The previous night I was invited to dinner by my good friend Paul Du Toit along with Gustav Gouss, the President of the PSASA and many other former presidents and global presidents and some soon to be presidents. I seemed to the only one who had never stood for presidential office. I do have the box set of The West Wing, so maybe that’s why I was allowed in. (I would kill for a re-elect President Bartlett bumper sticker)

There’s always someone at these events who decides to go native. On this occasion it was NSA President Phil Van Hooser. It’s not everyone who can keep their dignity in that sort of African headgear, but I think Phil pulls it off.

I’m always amazed at how friendly speakers are. My background is in the broadcasting world, where it’s dog eat dog. The speaking world is very different, with everyone offering tips to each other and being very supportive.
At the gala dinner I sat next to Craig Ferreira who speaks about great white sharks. A few days later I found myself a guest at his home in Cape Town, enjoying a lovely meal with his family.

Gary Bailey is South Africa’s equivalent of Gary Lineker. He fronts the football on the SuperSport channel. UK football fans will remember him as the white haired South African who played in goal for Manchester United in the eighties and won some England caps before injury ended his career early. He went back to SA and played for the Kaizer Chiefs, the team not the band and then moved into TV.
He now does a lot of professional speaking, and does a great job in promoting the benefits of the World Cup to the people of South Africa and the world. He was inducted into the speakers hall of fame at the event, along with Archbishop Desmond Tutu.

I loved the South Africa event. I saw some brilliant speakers like Steff Du Plessis, Billy Selekane and Anton van der Post. Paul Du Toit made the compering look easy with his relaxed yet authoritative style.

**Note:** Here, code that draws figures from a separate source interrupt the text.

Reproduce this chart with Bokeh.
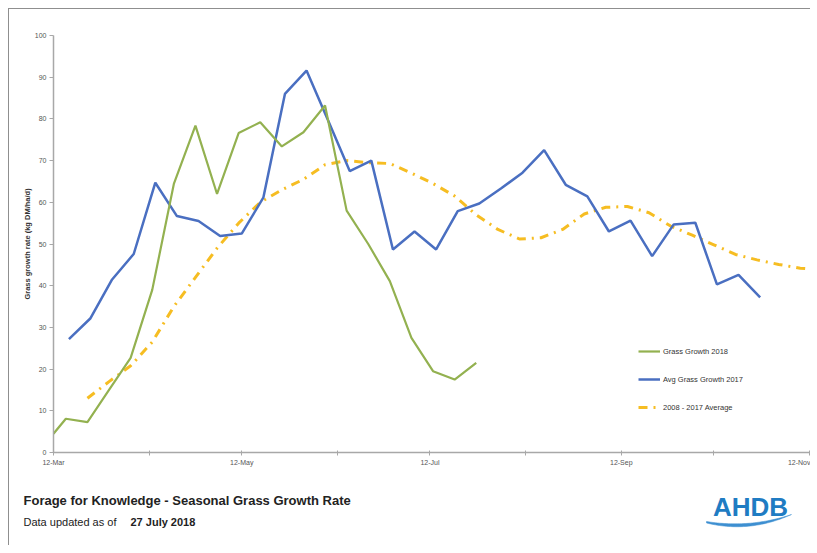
import numpy as np
import pandas as pd
from bokeh.plotting import figure
from bokeh.models import (Range1d, FixedTicker, DatetimeTickFormatter, Legend,
                          LegendItem, Label, ColumnDataSource)
from bokeh.layouts import column
from bokeh.embed import file_html
from bokeh.resources import INLINE

# ---------------- data ----------------
growth_2018_first_date = "2018-03-12"
growth_2018_weekly_start = "2018-03-16"
growth_2018 = [4.5, 8.1, 7.3, 15.0, 22.7, 39.0, 64.4, 78.4, 62.0, 76.6, 79.2,
               73.4, 76.8, 83.2, 58.0, 50.0, 41.1, 27.5, 19.5, 17.5, 21.5]

growth_2017_start = "2018-03-17"
growth_2017 = [27.2, 32.2, 41.5, 47.6, 64.7, 56.7, 55.5, 51.9, 52.5, 61.1, 86.0,
               91.6, 79.6, 67.5, 70.0, 48.7, 53.0, 48.7, 57.9, 59.7, 63.3, 67.1,
               72.5, 64.2, 61.4, 53.0, 55.6, 47.1, 54.7, 55.1, 40.3, 42.6, 37.2]

average_start = "2018-03-23"
average_2008_2017 = [13.0, 17.0, 20.8, 26.5, 35.0, 42.0, 49.0, 55.0, 60.0, 63.0,
                     65.5, 69.0, 70.0, 69.5, 69.3, 67.0, 64.5, 61.5, 57.0, 53.5,
                     51.2, 51.5, 53.5, 57.2, 58.8, 59.0, 57.5, 54.3, 52.1, 49.8,
                     47.5, 46.2, 45.1, 44.2, 43.8]

x_start, x_end = "2018-03-12", "2018-11-12"
major_tick_dates = ["2018-03-12", "2018-05-12", "2018-07-12", "2018-09-12", "2018-11-12"]
minor_tick_dates = ["2018-04-12", "2018-06-12", "2018-08-12", "2018-10-12"]
y_ticks = list(range(0, 101, 10))

series_names = ["Grass Growth 2018", "Avg Grass Growth 2017", "2008 - 2017 Average"]
y_axis_title = "Grass growth rate (kg DM/ha/d)"
footer_title = "Forage for Knowledge -  Seasonal Grass Growth Rate"
footer_updated = "Data updated as of"
footer_date = "27 July 2018"
logo_text = "AHDB"

# ---------------- helpers ----------------
def ms(d):
    return pd.Timestamp(d).value // 10**6

dates_2018 = [pd.Timestamp(growth_2018_first_date)] + list(
    pd.date_range(growth_2018_weekly_start, periods=len(growth_2018) - 1, freq="7D"))
dates_2017 = list(pd.date_range(growth_2017_start, periods=len(growth_2017), freq="7D"))
dates_avg = list(pd.date_range(average_start, periods=len(average_2008_2017), freq="7D"))

FONT = "Liberation Sans"
GREEN = "#93b150"
BLUE = "#4a6fc1"
YELLOW = "#f6bd22"
AXIS = "#a8a8a8"

W = 801

# ---------------- main chart ----------------
p = figure(width=W, height=462, x_axis_type="datetime",
           x_range=Range1d(pd.Timestamp(x_start), pd.Timestamp(x_end)),
           y_range=Range1d(0, 100),
           output_backend="svg", toolbar_location=None,
           min_border_left=44, min_border_right=1, min_border_top=26,
           min_border_bottom=19)
p.frame_align = False
p.outline_line_color = None
p.xgrid.visible = False
p.ygrid.visible = False
p.background_fill_color = "white"
p.border_fill_color = "white"

src18 = ColumnDataSource(dict(x=dates_2018, y=growth_2018))
src17 = ColumnDataSource(dict(x=dates_2017, y=growth_2017))
srcav = ColumnDataSource(dict(x=dates_avg, y=average_2008_2017))

r_av = p.line("x", "y", source=srcav, line_color=YELLOW, line_width=3,
              line_dash="9 6 2 6", line_cap="butt")
r17 = p.line("x", "y", source=src17, line_color=BLUE, line_width=2.5)
r18 = p.line("x", "y", source=src18, line_color=GREEN, line_width=2.2)

# x axis
xa = p.xaxis[0]
xa.ticker = FixedTicker(ticks=[ms(d) for d in major_tick_dates],
                        minor_ticks=[ms(d) for d in minor_tick_dates])
xa.formatter = DatetimeTickFormatter(days="%d-%b", months="%d-%b", years="%d-%b",
                                     hours="%d-%b", minutes="%d-%b")
xa.major_label_text_font = FONT
xa.major_label_text_font_size = "7px"
xa.major_label_text_color = "#555555"
xa.axis_line_color = AXIS
xa.axis_line_width = 1.5
xa.major_tick_line_color = AXIS
xa.minor_tick_line_color = AXIS
xa.major_tick_in = 2
xa.major_tick_out = 3
xa.minor_tick_in = 2
xa.minor_tick_out = 3
xa.major_label_standoff = 3

# y axis
ya = p.yaxis[0]
ya.ticker = FixedTicker(ticks=y_ticks, minor_ticks=[])
ya.major_label_text_font = FONT
ya.major_label_text_font_size = "7px"
ya.major_label_text_color = "#555555"
ya.axis_line_color = AXIS
ya.axis_line_width = 1.5
ya.major_tick_line_color = AXIS
ya.major_tick_in = 0
ya.major_tick_out = 4
ya.major_label_standoff = 3
ya.axis_label = y_axis_title
ya.axis_label_text_font = FONT
ya.axis_label_text_font_size = "7.5px"
ya.axis_label_text_font_style = "bold"
ya.axis_label_text_color = "#333333"
ya.axis_label_standoff = 0

legend = Legend(items=[LegendItem(label=series_names[0], renderers=[r18]),
                       LegendItem(label=series_names[1], renderers=[r17]),
                       LegendItem(label=series_names[2], renderers=[r_av])],
                location=(585, 35))
legend.border_line_color = None
legend.background_fill_alpha = 0
legend.label_text_font = FONT
legend.label_text_font_size = "7.5px"
legend.label_text_color = "#333333"
legend.glyph_width = 22
legend.glyph_height = 20
legend.label_height = 20
legend.spacing = 8
legend.padding = 0
legend.margin = 0
legend.label_standoff = 3
p.add_layout(legend)

# ---------------- footer (data units == canvas pixels) ----------------
f = figure(width=W, height=74, x_range=Range1d(0, W), y_range=Range1d(74, 0),
           x_axis_location=None, y_axis_location=None,
           output_backend="svg", toolbar_location=None,
           min_border_left=0, min_border_right=0,
           min_border_top=0, min_border_bottom=0)
f.frame_align = False
f.outline_line_color = None
f.xgrid.visible = False
f.ygrid.visible = False
f.background_fill_color = "white"
f.border_fill_color = "white"

f.add_layout(Label(x=14, y=29, text=footer_title, text_font=FONT,
                   text_font_size="13px", text_font_style="bold",
                   text_color="#222222", text_baseline="middle"))
f.add_layout(Label(x=14, y=50, text=footer_updated, text_font=FONT,
                   text_font_size="11px", text_color="#222222",
                   text_baseline="middle"))
f.add_layout(Label(x=121, y=50, text=footer_date, text_font=FONT,
                   text_font_size="11px", text_font_style="bold",
                   text_color="#222222", text_baseline="middle"))
f.add_layout(Label(x=741, y=35, text=logo_text, text_font=FONT,
                   text_font_size="26px", text_font_style="bold",
                   text_color="#1f7cc3", text_align="center",
                   text_baseline="middle"))

# logo swoosh (decorative shape)
t = np.linspace(0, 1, 40)
def qbez(p0, p1, p2):
    return ((1 - t) ** 2 * p0[0] + 2 * (1 - t) * t * p1[0] + t ** 2 * p2[0],
            (1 - t) ** 2 * p0[1] + 2 * (1 - t) * t * p1[1] + t ** 2 * p2[1])
ux, uy = qbez((697, 50), (740, 57), (782, 43))
lx, ly = qbez((782, 43), (740, 62), (697, 51.5))
f.patch(list(ux) + list(lx), list(uy) + list(ly), fill_color="#3d8fd1",
        line_color="#3d8fd1", line_width=0.5)

layout = column(p, f, spacing=0,
                styles={"margin-left": "8px", "margin-top": "8px",
                        "border-top": "1px solid #8f8f8f",
                        "border-left": "1px solid #8f8f8f"})

open("out.html", "w").write(file_html(layout, INLINE))
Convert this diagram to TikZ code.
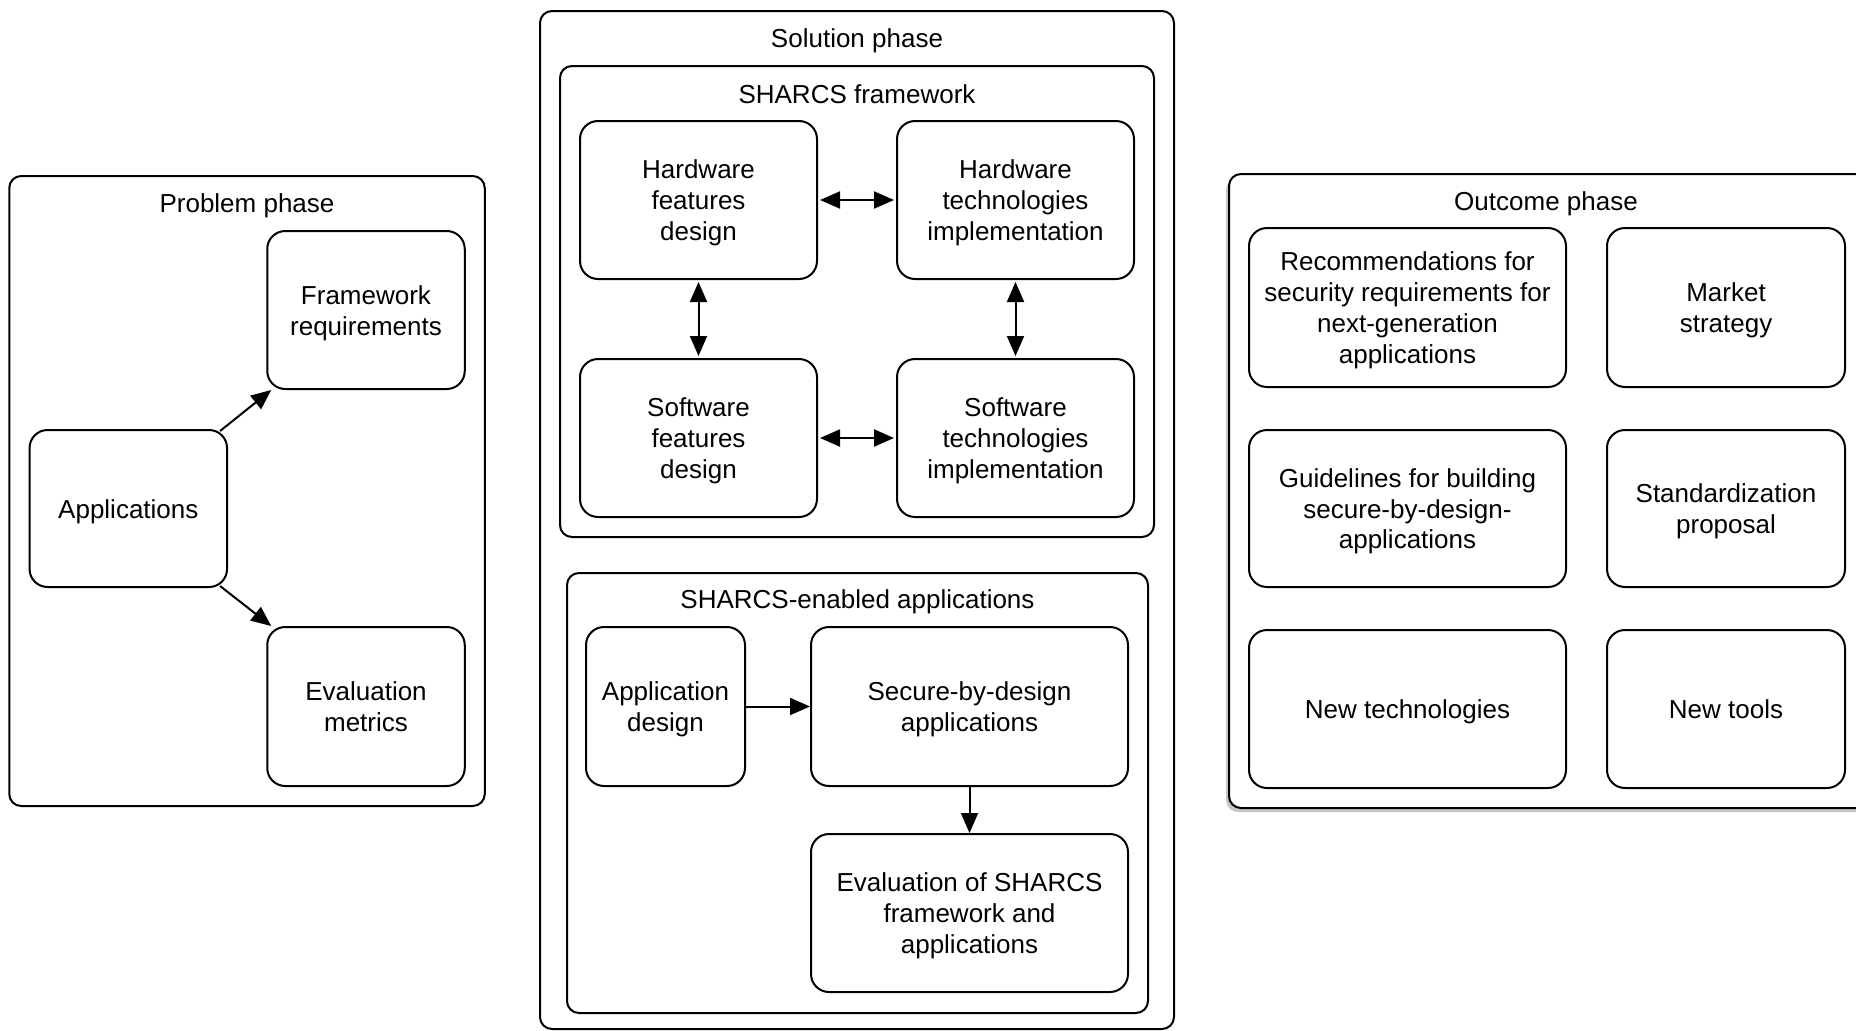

I’ve been invited to speak at various events as a result of my trip and I hope to get back to South Africa later in the year to fulfill some of those. I’ve cancelled plans to attend the World Cup itself as it was going to be so expensive, but I’ll be cheering on Bafana Bafana along with England, and blowing my vuvuzela, which has already had a trip to the hallowed turf of the Boleyn Ground, Upton Park.